Will the market ‘naturally’ correct itself? This is unlikely, particularly when a monopoly is well established — competitors simply cannot gain a toehold. When public markets fail then governments are supposed to step in. So, we might ask — will regulation help? We have enabled an abundant network that has enabled a global projection of power — national regulation is powerless and even regional regulation is visibly impotent. And in this particular case, there is no regulatory template to follow. Also, just like the panic of 1910-1911, the use of regulatory instruments with due notice of the likely consequences will create uncertainty, and if the consequences are entirely unknowable then the chances of inducing a larger economic depression are all the higher. Can users help? No. This business is focused on giving the user exactly what they want, and most of the time they tend to be very good at adjusting their product and service to closely track shifting user tastes and demands.

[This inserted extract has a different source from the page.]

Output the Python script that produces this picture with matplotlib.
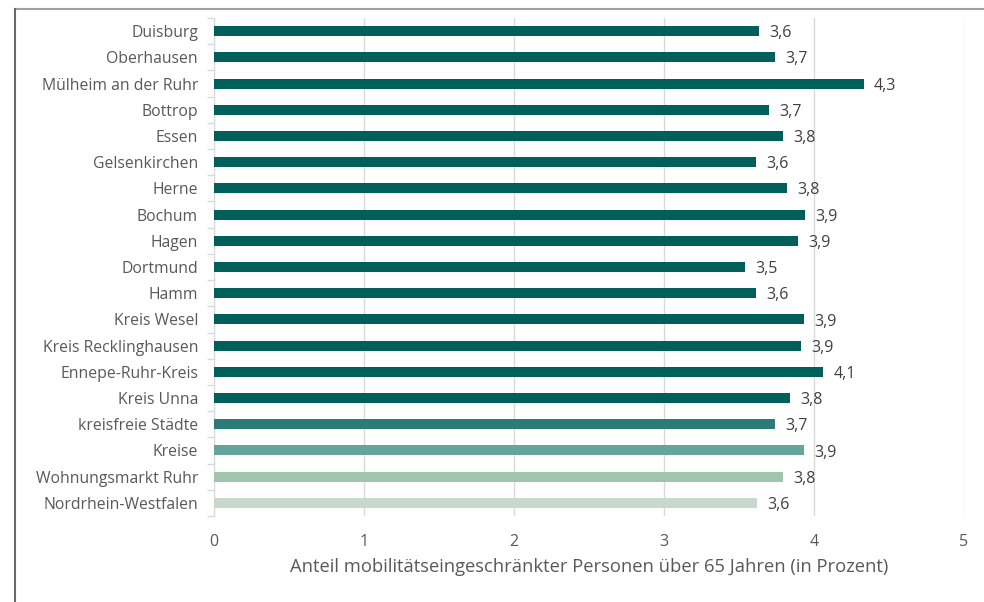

This implies that the implied stasis of centralization and monopoly will be with us for some time to come, no matter how we try to dismantle these central large-scale dominant entities. For those who desperately want to believe in a future that is based around decentralized and ledger-less technologies, as typified in blockchain-like frameworks, for example, this is not exactly a comforting message! And for those who think that technology can weave our way out of this situation, then for the near to medium-term future, all that this historical perspective can tell us is that such an outcome is extremely unlikely.

IETF 114

This is a brief summary of a small set of topics from the IETF 114 meeting that attracted my interest. There were many more, including the world of IPv6, the Internet area, routing topics, cryptography, security, operations and network management, and various research activities. The agenda for the meeting, including session notes, presentation material, and links to recordings of the sessions are now available.